Furthermore, a lot of those guys have friends or people drawn to them with an a$$load of money, power and/or influence. They use that to shield themselves from whatever consequences their dick-ish-ness brings their way, or to advance themselves well beyond their skill set and/or temperament.

Point is it's important to learn the warning signs, because these DBs are out there and you don't want to be anywhere near them when they inevitably implode, either due to the direct physical hazard or due to the giant poo-storm that showers everyone but themselves with a foul miasma.

Some of these guys can be career enders, especially to the newbs in the business. Avoid.
 
ITT, people who never flight instructed and don't understand how negative crap effects learning, subconsciously or consciously. I've tried hobbies where everyone had a self righteous dbag attitude about how cool they were. It was enough to make me realize it wasn't a group I wanted to hang around with.
 
Well, some of us strive to be an ambassador to aviation.

I always try to go out of my way to be kind, let the new pilot have time over the radio, talk to kids who want to chat, answer the dumb questions no matter how dang tired or over it I may be at that point. I think it’s important to foster positive vibes in this community.

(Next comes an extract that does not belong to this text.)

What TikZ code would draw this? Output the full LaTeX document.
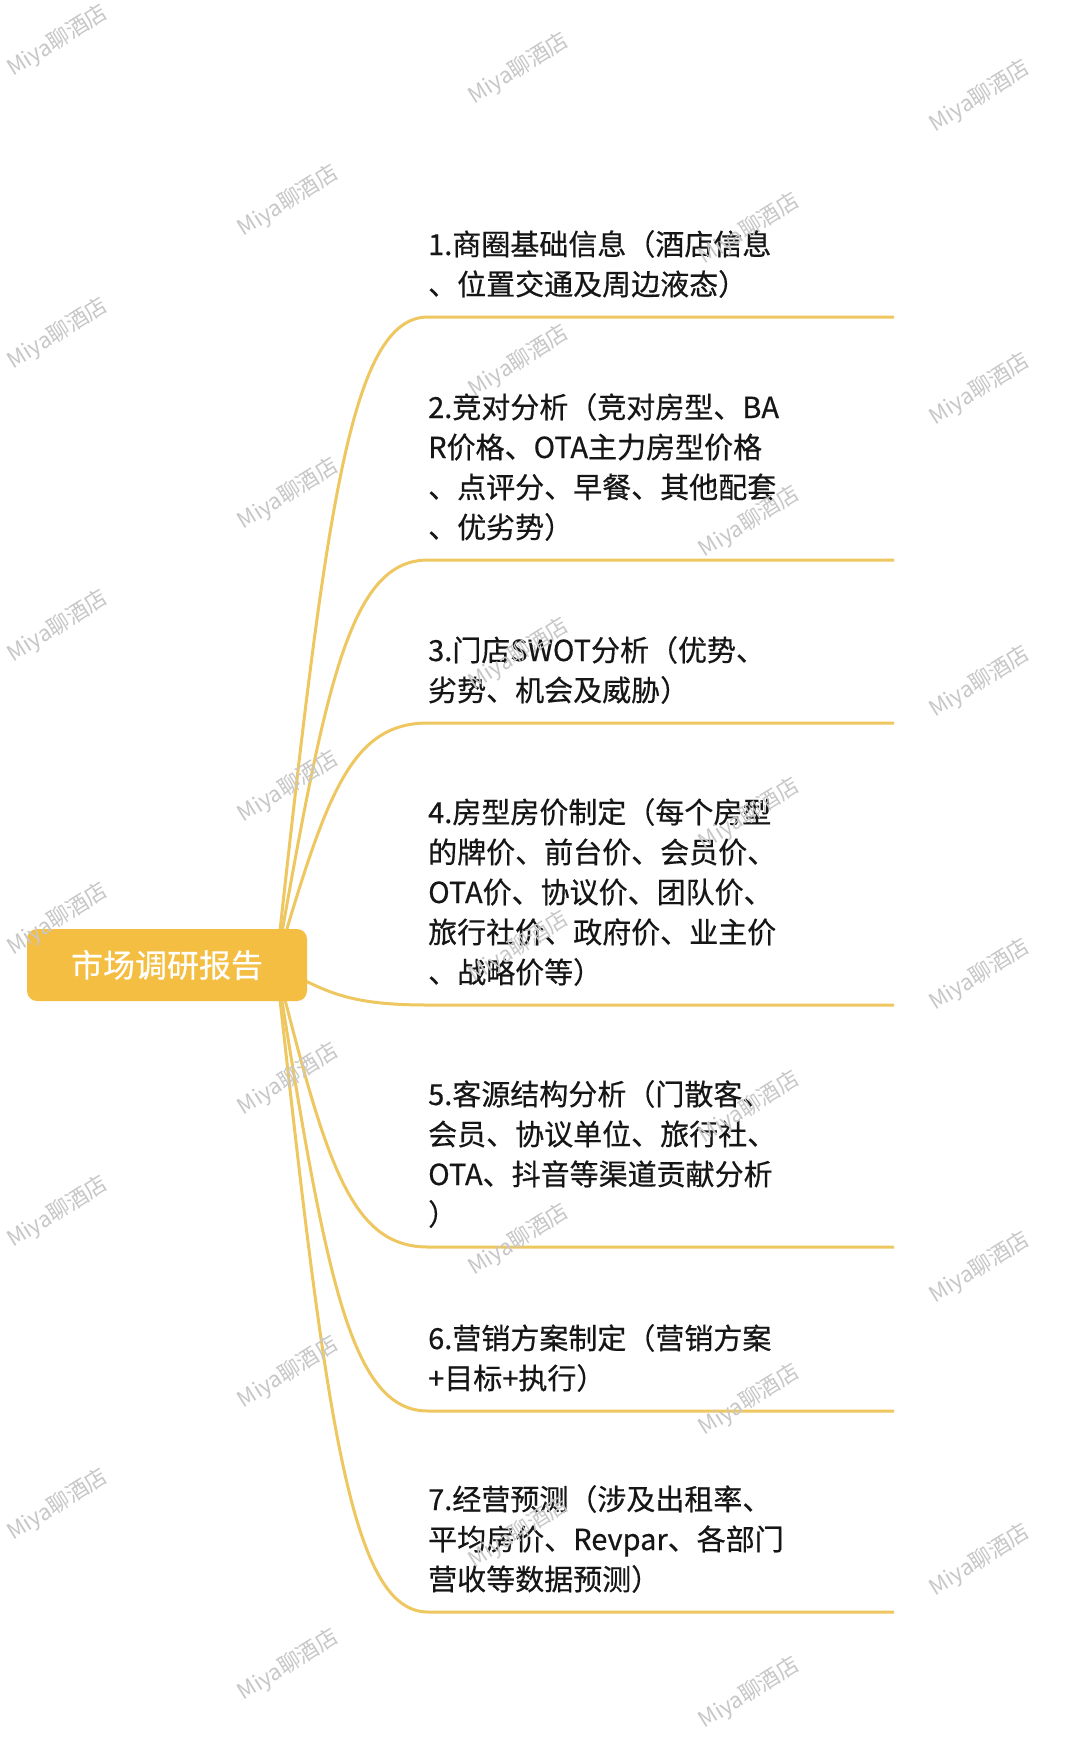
\documentclass[tikz,border=0pt]{standalone}
\usepackage{fontspec}
\setmainfont{Noto Sans CJK SC}
\newfontfamily\grosso[FakeBold=0.5]{Noto Sans CJK SC}
\usetikzlibrary{backgrounds}
\definecolor{ouro}{RGB}{244,190,66}
\definecolor{ouroclaro}{RGB}{238,199,96}
\definecolor{tinta}{RGB}{22,22,22}
\begin{document}
\begin{tikzpicture}[x=1pt, y=-1pt,
        raiz/.style={fill=ouro, rounded corners=10pt, minimum width=280pt, minimum height=72pt, inner sep=0pt, text=white, font=\grosso\fontsize{32}{32}\selectfont},
        topico/.style={anchor=base west, align=left, inner sep=0pt, text=tinta, font=\grosso\fontsize{29}{40}\selectfont},
        ramo/.style={draw=ouroclaro, line width=3pt},
        marca/.style={text=black!22, rotate=32, inner sep=0pt, font=\fontsize{22}{22}\selectfont},
    ]
    \useasboundingbox (0,0) rectangle (1080,1745);

    \node[raiz] (r) at (167,965) {市场调研报告};
    \coordinate (c) at ([xshift=-31pt]r.east);

    \coordinate (a1) at (428,317);  \coordinate (z1) at (894,317);
    \coordinate (a2) at (428,560);  \coordinate (z2) at (894,560);
    \coordinate (a3) at (428,723);  \coordinate (z3) at (894,723);
    \coordinate (a4) at (428,1005); \coordinate (z4) at (894,1005);
    \coordinate (a5) at (428,1247); \coordinate (z5) at (894,1247);
    \coordinate (a6) at (428,1411); \coordinate (z6) at (894,1411);
    \coordinate (a7) at (428,1612); \coordinate (z7) at (894,1612);

    \begin{scope}[on background layer]
        \fill[white] (0,0) rectangle (1080,1745);
        \draw[ramo] (c) .. controls (326,511) and (350,317) .. (a1) -- (z1);
        \draw[ramo] (c) .. controls (326,682) and (350,560) .. (a2) -- (z2);
        \draw[ramo] (c) .. controls (326,796) and (350,723) .. (a3) -- (z3);
        \draw[ramo] (c) .. controls (326,993) and (350,1005) .. (a4) -- (z4);
        \draw[ramo] (c) .. controls (326,1162) and (350,1247) .. (a5) -- (z5);
        \draw[ramo] (c) .. controls (326,1277) and (350,1411) .. (a6) -- (z6);
        \draw[ramo] (c) .. controls (326,1418) and (350,1612) .. (a7) -- (z7);
    \end{scope}

    % base da ultima linha
    \node[topico] (t1) at (428,295) {1.商圈基础信息（酒店信息\\、位置交通及周边液态）};
    \node[topico] (t2) at (428,538) {2.竞对分析（竞对房型、BA\\R价格、OTA主力房型价格\\、点评分、早餐、其他配套\\、优劣势）};
    \node[topico] (t3) at (428,701) {3.门店SWOT分析（优势、\\劣势、机会及威胁）};
    \node[topico] (t4) at (428,983) {4.房型房价制定（每个房型\\的牌价、前台价、会员价、\\OTA价、协议价、团队价、\\旅行社价、政府价、业主价\\、战略价等）};
    \node[topico] (t5) at (428,1225) {5.客源结构分析（门散客、\\会员、协议单位、旅行社、\\OTA、抖音等渠道贡献分析\\）};
    \node[topico] (t6) at (428,1389) {6.营销方案制定（营销方案\\+目标+执行）};
    \node[topico] (t7) at (428,1590) {7.经营预测（涉及出租率、\\平均房价、Revpar、各部门\\营收等数据预测）};

    % marcas d'agua
    \foreach \k in {0,...,4}
        \foreach \j in {0,...,5} {
            \pgfmathsetmacro\mx{58+230.5*\k}
            \pgfmathsetmacro\my{41+13.9*\k+146.4*mod(\k,2)+292.8*\j}
            \node[marca] (m\k\j) at (\mx,\my) {Miya聊酒店};
        }
\end{tikzpicture}
\end{document}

EXCEPT when I’m at the urinal. Dude, just stop talking, I don’t want to talk to you at the urinal.
 
I always try to go out of my way to be kind, let the new pilot have time over the radio, talk to kids who want to chat, answer the dumb questions no matter how dang tired or over it I may be at that point. I think it’s important to foster positive vibes in this community.

EXCEPT when I’m at the urinal. Dude, just stop talking, I don’t want to talk to you at the urinal.

Oh come on you know at any given time at least half the people posting from this site are doing so from the porcelain throne, right?
 
Not so much with trainees, but I've known plenty of solid controllers who are also cocky loud mouths. Hell I've been that guy.

I took what he said as referring to the total person, which I think can go beyond whether they are good or not at their job.